Le secteur privé n’est pas mieux loti, les cliniques souffrant d’un manque cruel de soignants spécialisés (infirmiers de blocs et anesthésistes). De nombreux établissements tournent au ralenti et, en novembre, le président de la Fédération de l’hospitalisation privée (FHP) Lamine Gharbi sonne à son tour le tocsin : plus d'une clinique sur deux finira l'année dans le rouge sans une aide massive de l’État pour compenser l’inflation.
Bonne foi
Mais il serait faux de dire que les alertes des soignants ont sonné dans le vide tout au long de l'année. À plusieurs reprises, l'État a donné des gages de bonne foi aux hospitaliers. Lors de ses vœux aux soignants le 6 janvier, Emmanuel Macron a tenté de redonner espoir à l'hôpital en plaçant les enjeux d'attractivité au cœur de son discours, évoquant la gestion des carrières, les formations, l'organisation du temps du travail, les plannings ou la gouvernance…

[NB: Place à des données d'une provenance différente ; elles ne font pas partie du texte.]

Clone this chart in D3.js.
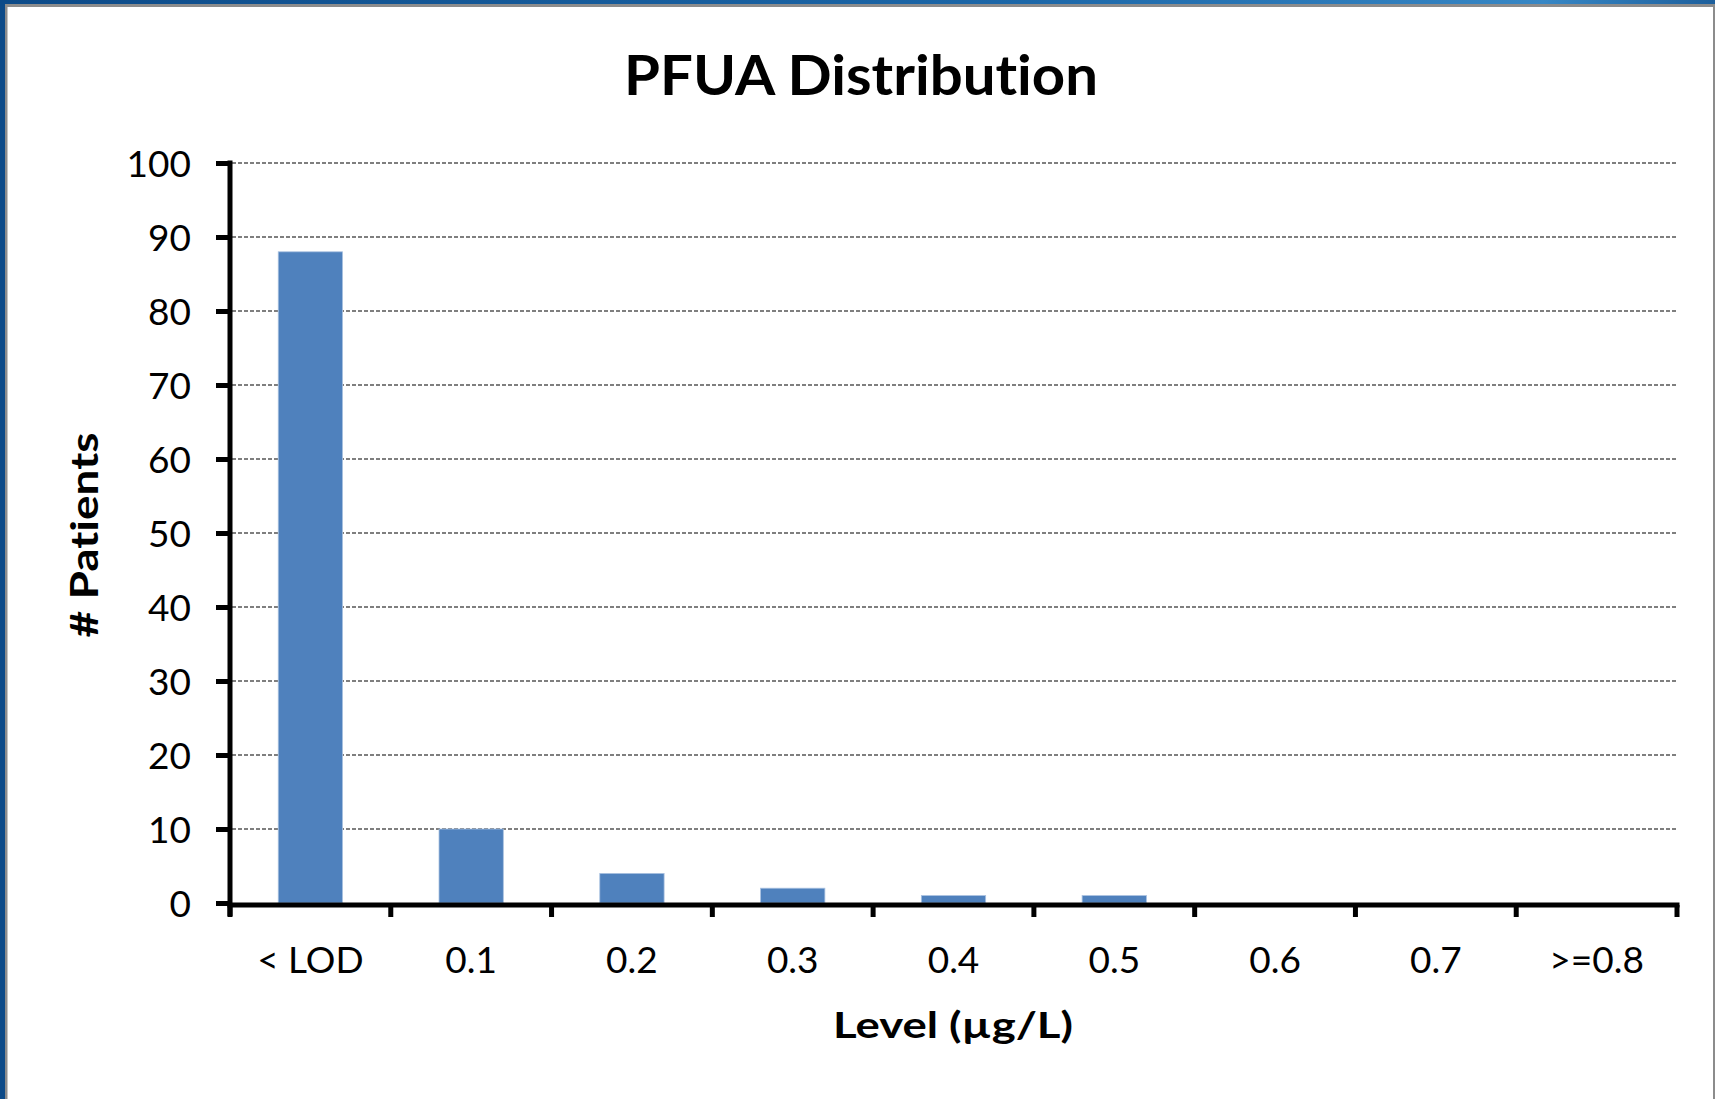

La Loi Rist, entrée en vigueur en avril, avait également l'ambition, avec l'encadrement des tarifs de l'intérim médical, d'apporter un second souffle aux établissements parfois étranglés par les dérives. Mais faute de valorisation des PH en poste, ce tour de vis sur l'intérim a provoqué aussi des effets secondaires délétères et la fermeture de dizaines de services, faute d'urgentistes et d'anesthésistes.
C'est finalement à la sortie de l'été que le gouvernement a marqué des points en annonçant des revalorisations salariales pour les sujétions et le travail de nuit, avec une enveloppe globale d'un milliard d'euros. Jusque-là provisoire, la revalorisation de 50 % des gardes des médecins est pérennisée et élargie au privé. La réaction prudente du président de la Fédération hospitalière de France (FHF) illustre malgré tout l'inquiétude du secteur. Heureux de ce « signe fort adressé aux soignants », Arnaud Robinet y voit un geste insuffisant pour « répondre aux enjeux d’attractivité et de fidélisation à l’hôpital ». En 2024, tout reste à construire.